We've encountered a serious issue in our production environment where a background worker managed to bypass our policy checks. While our main execution path was secured, this worker still had direct access to provider credentials from a previous prototype, which allowed it to make calls outside of our controlled environment. This led to a significant failure since a chunk of those calls lacked necessary identifiers, like `run_id` or `step_id`, which are needed for proper policy enforcement and auditing.
To address this situation, we centralized provider credentials behind a single execution path, blocked direct access to provider endpoints, rejected any requests without the required run identity, and set up alerts for calls that didn't go through the right channels. As a result, we saw a drastic reduction in shadow calls and restored audit reliability. I'm curious about what others are doing to prevent these bypass paths in their systems. Are you using egress controls, credential management strategies, or policies for admission?
3 Answers
We faced a similar situation when an older background job was found using hardcoded API keys to hit the provider directly, which was totally unmonitored. We noticed the issue when unexpected cost spikes occurred. To fix it, we introduced a lightweight proxy layer that issues short-lived scoped tokens for every execution. This way, the workers never hold onto long-lived credentials. If a call is made without a valid token, the proxy rejects it and sends out an alert. This approach also provides bonus cost attribution since each token is tied to a specific `run_id`. For us, securing egress was key; once we blocked direct provider access, those rogue calls dropped off completely.

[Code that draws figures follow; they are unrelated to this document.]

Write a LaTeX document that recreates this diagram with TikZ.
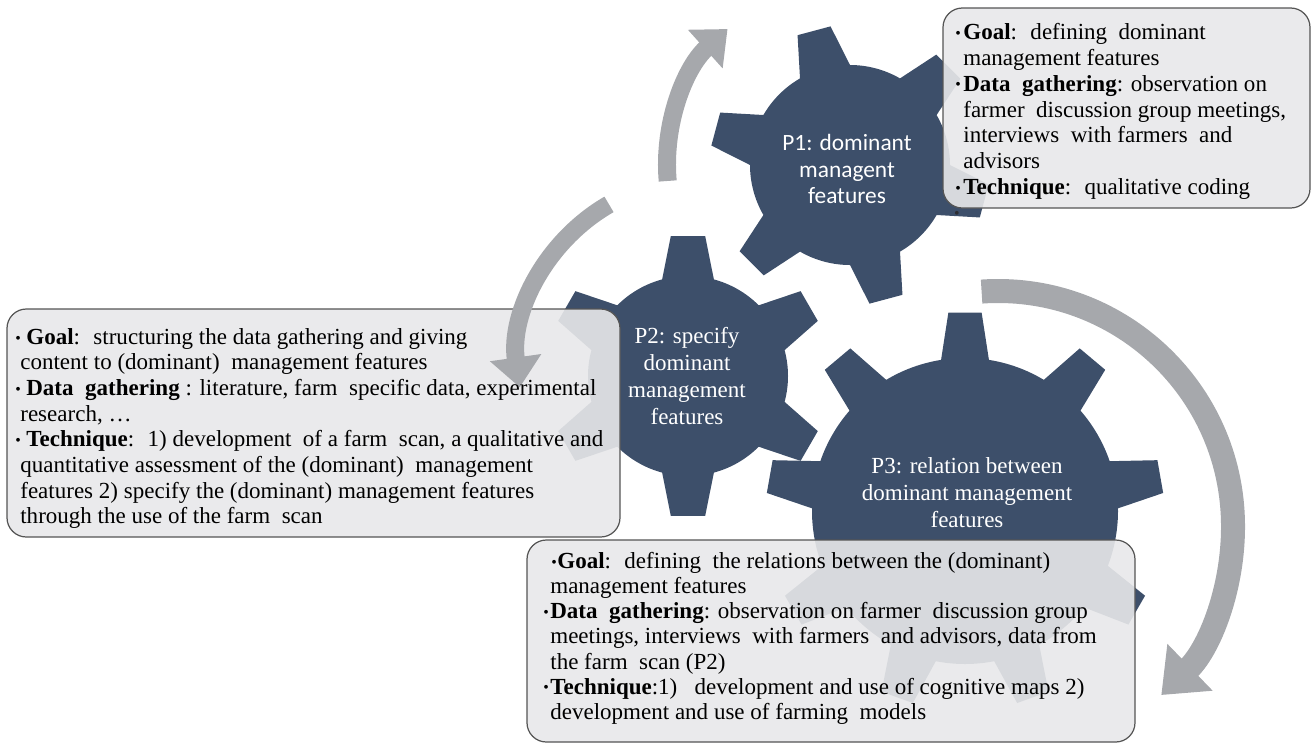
\documentclass[tikz,border=0pt]{standalone}
\usepackage{fontspec}
\setmainfont{Liberation Serif}
\newfontfamily\calfont{Carlito}
\usetikzlibrary{arrows.meta,fit}
\definecolor{gearblue}{RGB}{61,79,106}
\definecolor{arrowgray}{RGB}{166,168,172}
\definecolor{boxgray}{RGB}{232,232,234}
\definecolor{boxline}{RGB}{85,85,85}
\definecolor{dotgray}{RGB}{45,45,50}

% one picture pixel
\newlength{\pxu}\setlength{\pxu}{0.02cm}
\newcommand{\bul}[1]{\makebox[#1][l]{\raisebox{0.12ex}{\fontsize{9}{9}\selectfont •}}}

% gear around the origin: body radius, tip radius, teeth, phase, tip half angle, base half angle
\newcommand{\gearpath}[6]{%
  \pgfmathsetmacro{\gstep}{360/#3}
  \fill[gearfill] (#4-#6:#1)
  \foreach \k in {1,...,#3}{
    -- ({#4+(\k-1)*\gstep-#5}:#2) -- ({#4+(\k-1)*\gstep+#5}:#2)
    -- ({#4+(\k-1)*\gstep+#6}:#1)
    arc[start angle={#4+(\k-1)*\gstep+#6}, end angle={#4+\k*\gstep-#6}, radius=#1]
  } -- cycle;}

\tikzset{
  gearfill/.style={fill=gearblue},
  infobox/.style={draw=boxline, line width=0.7pt, fill=boxgray, fill opacity=0.9,
    rounded corners=11pt, inner sep=0pt},
  boxtext/.style={anchor=north west, align=left, inner sep=0pt, text=black},
  gearlabel/.style={text=white, align=center, inner sep=0pt,
    font=\rmfamily\fontsize{13.1}{15.4}\selectfont},
  cycarrow/.style={draw=arrowgray, line width=0.36cm,
    -{Triangle[length=0.6cm,width=1cm]}},
  bigarrow/.style={cycarrow, line width=0.48cm,
    -{Triangle[length=0.8cm,width=1.25cm]}}
}

\begin{document}
\begin{tikzpicture}[x=0.02cm, y=-0.02cm, font=\fontsize{13.1}{14.7}\selectfont]
\useasboundingbox (0,0) rectangle (1312,745);

% gear centres
\coordinate (p1c) at (850,165);
\coordinate (p2c) at (688,376);
\coordinate (p3c) at (965,511);

% gears
\begin{scope}[shift={(p1c)}] \gearpath{100}{140}{6}{15}{7}{15} \end{scope}
\begin{scope}[shift={(p2c)}] \gearpath{100}{141}{6}{30}{7}{15} \end{scope}
\begin{scope}[shift={(p3c)}] \gearpath{153}{199}{9}{30}{4.8}{9} \end{scope}

% boxes
\node[infobox, fit={(943,8) (1310,208)}] (infoP1) {};
\node[infobox, fit={(7,309) (620,537)}] (infoP2) {};
\node[infobox, fit={(527,540) (1135,742)}] (infoP3) {};

% cycle arrows
\draw[cycarrow, shift={(p1c)}] (175:183) arc[start angle=175, end angle=228, radius=183];
\coordinate (a2c) at (700,362);
\draw[cycarrow, shift={(a2c)}] (240:182) arc[start angle=240, end angle=172, radius=182];
\coordinate (a3c) at (998,526);
\draw[bigarrow, shift={(a3c)}] (266:235) arc[start angle=266, end angle=406, radius=235];

% gear labels
\node[gearlabel, font=\calfont\fontsize{13.3}{15.2}\selectfont] (lblP1) at (847,169)
  {P1: dominant\\managent\\features};
\node[gearlabel] (lblP2) at (687,376) {P2: specify\\dominant\\management\\features};
\node[gearlabel] (lblP3) at (967,493) {P3: relation between\\dominant management\\features};

% box texts
\node[boxtext] (txtP1) at (955,23) {%
\bul{8\pxu}\textbf{Goal}:~ defining~ dominant\\
\hspace*{8\pxu}management features\\
\bul{8\pxu}\textbf{Data~ gathering}: observation on\\
\hspace*{8\pxu}farmer~ discussion group meetings,\\
\hspace*{8\pxu}interviews~ with farmers~ and\\
\hspace*{8\pxu}advisors\\
\bul{8\pxu}\textbf{Technique}:~ qualitative coding};
\node[text=dotgray, inner sep=0pt] (strayDot) at (957,215) {\fontsize{9}{9}\selectfont •};

\node[boxtext, font=\fontsize{13.1}{14.6}\selectfont] (txtP2) at (15,328) {%
\bul{11\pxu}\textbf{Goal}:~ structuring the data gathering and giving\\
\hspace*{5\pxu}content to (dominant)~ management features\\
\bul{11\pxu}\textbf{Data~ gathering} : literature, farm~ specific data, experimental\\
\hspace*{5\pxu}research, …\\
\bul{11\pxu}\textbf{Technique}:~ 1) development~ of a farm~ scan, a qualitative and\\
\hspace*{5\pxu}quantitative assessment of the (dominant)~ management\\
\hspace*{5\pxu}features 2) specify the (dominant) management features\\
\hspace*{5\pxu}through the use of the farm~ scan};

\node[boxtext, font=\fontsize{13.1}{14.3}\selectfont] (txtP3) at (543,552) {%
\hspace*{8\pxu}\bul{6\pxu}\textbf{Goal}:~ defining~ the relations between the (dominant)\\
\hspace*{7\pxu}management features\\
\bul{7\pxu}\textbf{Data~ gathering}: observation on farmer~ discussion group\\
\hspace*{7\pxu}meetings, interviews~ with farmers~ and advisors, data from\\
\hspace*{7\pxu}the farm~ scan (P2)\\
\bul{7\pxu}\textbf{Technique}:1)~~ development and use of cognitive maps 2)\\
\hspace*{7\pxu}development and use of farming~ models};
\end{tikzpicture}
\end{document}
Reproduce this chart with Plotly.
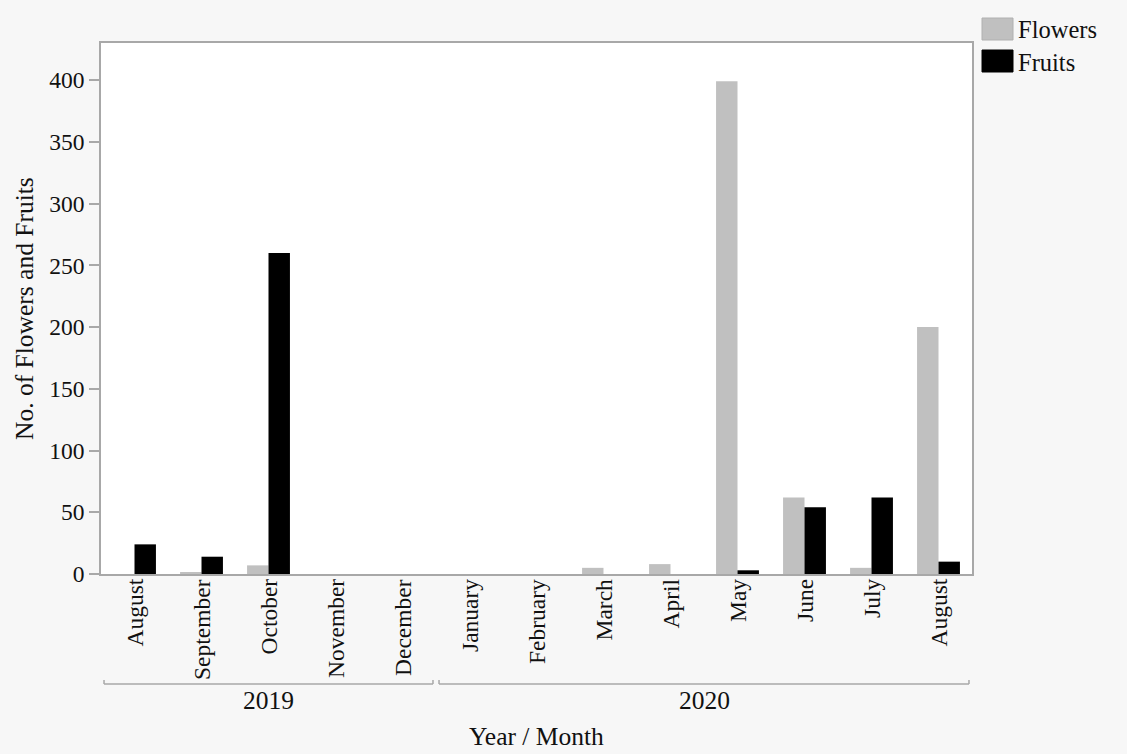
import plotly.graph_objects as go

# Monthly counts, August 2019 - August 2020
years = ["2019"] * 5 + ["2020"] * 8
months = ["August", "September", "October", "November", "December",
          "January", "February", "March", "April", "May", "June", "July", "August"]
flowers = [0, 1, 7, 0, 0, 0, 0, 5, 8, 399, 62, 5, 200]
fruits = [24, 14, 260, 0, 0, 0, 0, 0, 0, 3, 54, 62, 10]
y_ticks = [0, 50, 100, 150, 200, 250, 300, 350, 400]

series_names = ["Flowers", "Fruits"]
series_colors = ["#c0c0c0", "#000000"]
series_lines = ["#b0b0b0", "#000000"]

FONT = "Liberation Serif, Times New Roman, serif"
FS_TICK = 23.5
FS_LEG = 24.5
FS_TITLE = 25.5
TXT = "#111111"
AXIS_COLOR = "#a8a8a8"

W, H = 1127, 754
L, R, T, B = 101, 155, 43, 180
plot_w = W - L - R
plot_h = H - T - B


def px_x(px):
    return (px - L) / plot_w


def px_y(py):
    return (H - B - py) / plot_h


x_idx = list(range(len(months)))

fig = go.Figure()
for name, vals, col in zip(series_names, [flowers, fruits], series_colors):
    fig.add_trace(go.Bar(
        x=x_idx, y=vals, name=name,
        marker=dict(color=col, line=dict(width=0)),
        showlegend=False,
    ))

shapes = []
annotations = []

# Month labels, rotated, hanging just below the axis
for i, m in zip(x_idx, months):
    annotations.append(dict(x=i, y=px_y(577), xref="x", yref="paper",
                            text=m, showarrow=False, textangle=-90,
                            xanchor="center", yanchor="top",
                            font=dict(family=FONT, size=FS_TICK, color=TXT)))

# Year group brackets below the month labels
groups = []
for i, yr in enumerate(years):
    if groups and groups[-1][0] == yr:
        groups[-1][2] = i
    else:
        groups.append([yr, i, i])
pad = 0.045
y_line = px_y(684)
y_tick = px_y(680)
for yr, i0, i1 in groups:
    x0, x1 = i0 - 0.5 + pad, i1 + 0.5 - pad
    for seg in [(x0, y_tick, x0, y_line), (x0, y_line, x1, y_line), (x1, y_line, x1, y_tick)]:
        shapes.append(dict(type="line", xref="x", yref="paper",
                           x0=seg[0], y0=seg[1], x1=seg[2], y1=seg[3],
                           line=dict(color=AXIS_COLOR, width=1.5)))
    annotations.append(dict(x=(x0 + x1) / 2, y=px_y(700), xref="x", yref="paper",
                            text=yr, showarrow=False, xanchor="center", yanchor="middle",
                            font=dict(family=FONT, size=FS_TITLE, color=TXT)))

# Legend swatches and labels
legend_rows = [(18, 40, 30), (50, 72, 62)]
for (top, bot, mid), name, col, lc in zip(legend_rows, series_names, series_colors, series_lines):
    shapes.append(dict(type="rect", xref="paper", yref="paper",
                       x0=px_x(982), x1=px_x(1013), y0=px_y(bot), y1=px_y(top),
                       fillcolor=col, line=dict(color=lc, width=1)))
    annotations.append(dict(x=px_x(1016), y=px_y(mid), xref="paper", yref="paper",
                            text=name, showarrow=False, xanchor="left", yanchor="middle",
                            font=dict(family=FONT, size=FS_LEG, color=TXT)))

# Axis titles
annotations.append(dict(x=0.5, y=px_y(737), xref="paper", yref="paper",
                        text="Year / Month", showarrow=False, xanchor="center", yanchor="middle",
                        font=dict(family=FONT, size=FS_TITLE, color=TXT)))
annotations.append(dict(x=px_x(24), y=px_y(309), xref="paper", yref="paper",
                        text="No. of Flowers and Fruits", showarrow=False, textangle=-90,
                        xanchor="center", yanchor="middle",
                        font=dict(family=FONT, size=FS_TITLE, color=TXT)))

fig.update_layout(
    width=W, height=H,
    margin=dict(l=L, r=R, t=T, b=B, pad=0),
    paper_bgcolor="#f7f7f7",
    plot_bgcolor="#ffffff",
    barmode="group",
    bargap=0.36,
    bargroupgap=0,
    font=dict(family=FONT, size=FS_TICK, color=TXT),
    shapes=shapes,
    annotations=annotations,
    showlegend=False,
)
fig.update_xaxes(
    range=[-0.5, len(months) - 0.5],
    showticklabels=False, ticks="", showgrid=False, zeroline=False,
    showline=True, linecolor=AXIS_COLOR, linewidth=1.5, mirror=True,
)
fig.update_yaxes(
    range=[0, 430],
    tickmode="array", tickvals=y_ticks,
    ticks="outside", ticklen=10, tickcolor=AXIS_COLOR, tickwidth=1.5,
    showgrid=False, zeroline=False,
    showline=True, linecolor=AXIS_COLOR, linewidth=1.5, mirror=True,
    tickfont=dict(family=FONT, size=FS_TICK, color=TXT),
)

fig.write_html("out.html")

This is definitely a common issue. Those prototype credentials tend to linger in production due to lack of audits. In our case, workers don't hold onto credentials at all; we inject them at runtime based on each worker's identity. If an old worker with outdated config starts up, it can't access anything since it has no credentials, meaning the checks pivot to verifying if the identity has a valid grant instead of just checking if it hit the right middleware.
Absolutely! Shifting the focus to identity verification versus just hitting middleware is a much stronger solution. How do you handle credential revocation for long-running workers? Do you use a short TTL with refresh tokens, or is it an immediate revoke per call?
Honestly, these bypass issues are more common than anticipated, particularly when leftovers from prototypes stick around. Centralizing access through a single execution layer is certainly one of the best practices. I’ve also seen teams implementing identity checks and automating monitoring with tools like Runable to detect any ungated calls early on.
Totally agree. Those old credential issues can sneak up on you. For your monitoring approach, do you primarily rely on egress rules, or do you track calls that lack execution identity?

That proxy idea sounds solid! Using tokens for cost attribution is a clever hack. How did you manage token expiration? Did you go for very short life spans, or did you make them long enough to cover the entire duration of a run?